Each house I enter contains the faded photographs of young men killed
in the war, some by Israel's allies, others by Shia Muslim gunmen in
the later 1985 camps war. But their memories have not faded. Old
Abdullah - he is 78 and pleaded with us not to use his family name -
talks without looking at me, eyes staring at the wall. The ghosts are
returning again. "The Phalange were led by Elie Hobeika," he
said, "but who sent them into the camps? The Israelis. And who was
the defence minister? Sharon. They put their tanks round the camp. I
was part of a delegation that tried to negotiate with them. We
carried a white flag. When we got near, there was a man's voice on
a loudspeaker telling us to have our identity cards ready. But I
didn't have my ID. So I went back home. And it turned out the
loudspeaker was being used by a Phalangist. And they murdered all the
men in the delegation. I was the only one to survive."

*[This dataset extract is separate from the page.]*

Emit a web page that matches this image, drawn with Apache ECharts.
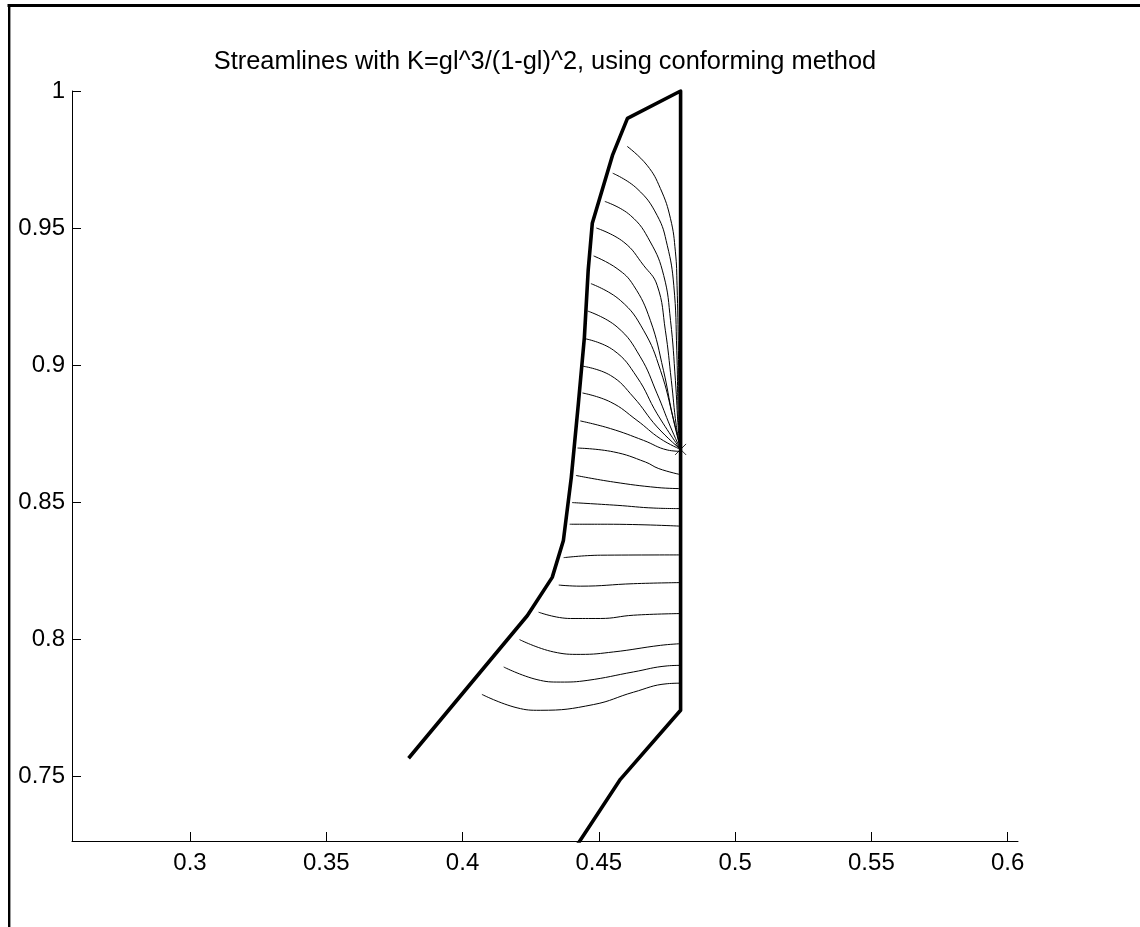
<!DOCTYPE html>
<html><head><meta charset="utf-8">
<script src="https://cdn.jsdelivr.net/npm/echarts@6/dist/echarts.min.js"></script>
<style>html,body{margin:0;padding:0;background:#fff}#c{width:1140px;height:927px}</style>
</head><body><div id="c"></div>
<script>
const chartTitle = 'Streamlines with K=gl^3/(1-gl)^2, using conforming method';
const xTicks = [0.3, 0.35, 0.4, 0.45, 0.5, 0.55, 0.6];
const yTicks = [0.75, 0.8, 0.85, 0.9, 0.95, 1];
const xRange = [0.2567, 0.6038];
const yRange = [0.7263, 1.0];

// domain boundary (thick polyline)
const boundary = [
  [0.3802, 0.7565], [0.4238, 0.8086], [0.4329, 0.8225], [0.4370, 0.8360],
  [0.4399, 0.8590], [0.4425, 0.8860], [0.4447, 0.9101], [0.4461, 0.9346],
  [0.4476, 0.9517], [0.4550, 0.9765], [0.4605, 0.9900], [0.48, 1.0],
  [0.48, 0.7740], [0.4579, 0.7488], [0.4415, 0.7240]
];

// point where the upper streamlines converge
const stagnationPoint = [0.48, 0.8692];

// streamlines
const streamlines = [
  [[0.4604,0.9798],[0.4677,0.9729],[0.4726,0.9644],[0.4763,0.9534],[0.4781,0.9413],[0.4787,0.9291],[0.4792,0.9054],[0.4794,0.8835],[0.48,0.8692]],
  [[0.4551,0.9700],[0.4640,0.9644],[0.4714,0.9546],[0.4751,0.9437],[0.4775,0.9291],[0.4786,0.9054],[0.4792,0.8798],[0.48,0.8692]],
  [[0.4522,0.9597],[0.4616,0.9546],[0.4689,0.9449],[0.4738,0.9327],[0.4763,0.9163],[0.4781,0.8944],[0.4792,0.8762],[0.48,0.8692]],
  [[0.4491,0.9500],[0.4591,0.9449],[0.4664,0.9364],[0.4714,0.9291],[0.4744,0.9127],[0.4766,0.8944],[0.4784,0.8780],[0.48,0.8692]],
  [[0.4481,0.9398],[0.4567,0.9352],[0.4627,0.9291],[0.4689,0.9163],[0.4737,0.8981],[0.4770,0.8817],[0.48,0.8692]],
  [[0.4471,0.9297],[0.4579,0.9236],[0.4664,0.9127],[0.4726,0.8981],[0.4775,0.8798],[0.48,0.8692]],
  [[0.4459,0.9197],[0.4567,0.9139],[0.4652,0.9030],[0.4714,0.8895],[0.4763,0.8774],[0.48,0.8692]],
  [[0.4450,0.9096],[0.4554,0.9054],[0.4640,0.8956],[0.4714,0.8822],[0.48,0.8692]],
  [[0.4440,0.8996],[0.4543,0.8962],[0.4627,0.8883],[0.4714,0.8774],[0.48,0.8692]],
  [[0.4440,0.8898],[0.4543,0.8865],[0.4640,0.8798],[0.4726,0.8731],[0.48,0.8692]],
  [[0.4432,0.8796],[0.4543,0.8768],[0.4664,0.8725],[0.4751,0.8690],[0.48,0.8685]],
  [[0.4422,0.8697],[0.4554,0.8683],[0.4671,0.8646],[0.4720,0.8622],[0.48,0.8600]],
  [[0.4416,0.8597],[0.4554,0.8573],[0.4714,0.8553],[0.48,0.8549]],
  [[0.4402,0.8498],[0.4567,0.8488],[0.4702,0.8478],[0.48,0.8476]],
  [[0.4393,0.8419],[0.4531,0.8419],[0.48,0.8412]],
  [[0.4371,0.8297],[0.4506,0.8306],[0.48,0.8307]],
  [[0.4353,0.8197],[0.4432,0.8193],[0.4627,0.8202],[0.48,0.8206]],
  [[0.4279,0.8098],[0.4396,0.8075],[0.4506,0.8075],[0.4627,0.8087],[0.48,0.8093]],
  [[0.4209,0.7998],[0.4334,0.7953],[0.4432,0.7944],[0.4554,0.7953],[0.4726,0.7977],[0.48,0.7983]],
  [[0.4151,0.7898],[0.4273,0.7852],[0.4359,0.7843],[0.4457,0.7849],[0.4627,0.7880],[0.4751,0.7902],[0.48,0.7904]],
  [[0.4071,0.7798],[0.4200,0.7749],[0.4285,0.7740],[0.4481,0.7761],[0.4627,0.7806],[0.4751,0.7837],[0.48,0.7839]]
];

const FONT = '"Liberation Sans", Arial, Helvetica, sans-serif';
const chart = echarts.init(document.getElementById('c'), null, {renderer: 'canvas'});

const series = [];
streamlines.forEach(function (pts) {
  series.push({
    type: 'line', data: pts, symbol: 'none', smooth: 0.45, clip: true,
    lineStyle: {color: '#000', width: 1}, silent: true, z: 2
  });
});
series.push({
  type: 'line', data: boundary, symbol: 'none', clip: true,
  lineStyle: {color: '#000', width: 3.6, join: 'round'}, silent: true, z: 3
});
series.push({
  type: 'scatter', data: [stagnationPoint], symbol: 'path://M0,0L10,10M10,0L0,10',
  symbolSize: 11, itemStyle: {color: 'none', borderColor: '#000', borderWidth: 1}, z: 4
});

chart.setOption({
  animation: false,
  backgroundColor: '#fff',
  grid: {left: 72, right: 122, top: 91, bottom: 86, containLabel: false},
  xAxis: {
    type: 'value', min: xRange[0], max: xRange[1],
    axisLine: {show: true, onZero: false, lineStyle: {color: '#000', width: 1}},
    axisTick: {show: true, inside: true, length: 9, customValues: xTicks, lineStyle: {color: '#000'}},
    axisLabel: {customValues: xTicks, color: '#000', fontSize: 24, fontFamily: FONT, margin: 10},
    splitLine: {show: false}
  },
  yAxis: {
    type: 'value', min: yRange[0], max: yRange[1],
    axisLine: {show: true, onZero: false, lineStyle: {color: '#000', width: 1}},
    axisTick: {show: true, inside: true, length: 9, customValues: yTicks, lineStyle: {color: '#000'}},
    axisLabel: {customValues: yTicks, color: '#000', fontSize: 24, fontFamily: FONT, margin: 7},
    splitLine: {show: false}
  },
  graphic: [
    {type: 'text', x: 545, y: 62, style: {text: chartTitle, fill: '#000', font: '25.4px ' + FONT, textAlign: 'center', textVerticalAlign: 'middle'}},
    {type: 'line', shape: {x1: 7.5, y1: 5.5, x2: 1140, y2: 5.5}, style: {stroke: '#000', lineWidth: 3}},
    {type: 'line', shape: {x1: 9.2, y1: 4, x2: 9.2, y2: 927}, style: {stroke: '#000', lineWidth: 2.4}}
  ],
  series: series
});
</script>
</body></html>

There was no doubt that the Israelis could see what the Lebanese
Christian Phalange were doing. The Kahan commission was later to
quote Lieutenant Avi Grabovski, deputy commander of an Israeli tank
unit that was helping to encircle the camp: he watched the murder of
five women and children and wanted to protest, but his battalion
commander had replied to another soldier who complained that "we
know, it's not to our liking, and don't interfere". Up to 2,000
Palestinians were murdered - two mass graves remain unexhumed in
Beirut - and Sharon's reputation, already besmirched by the
much earlier slaughter of more than 50 Palestinian civilians by his
Commando Unit 101, seemed as buried as the Palestinian victims.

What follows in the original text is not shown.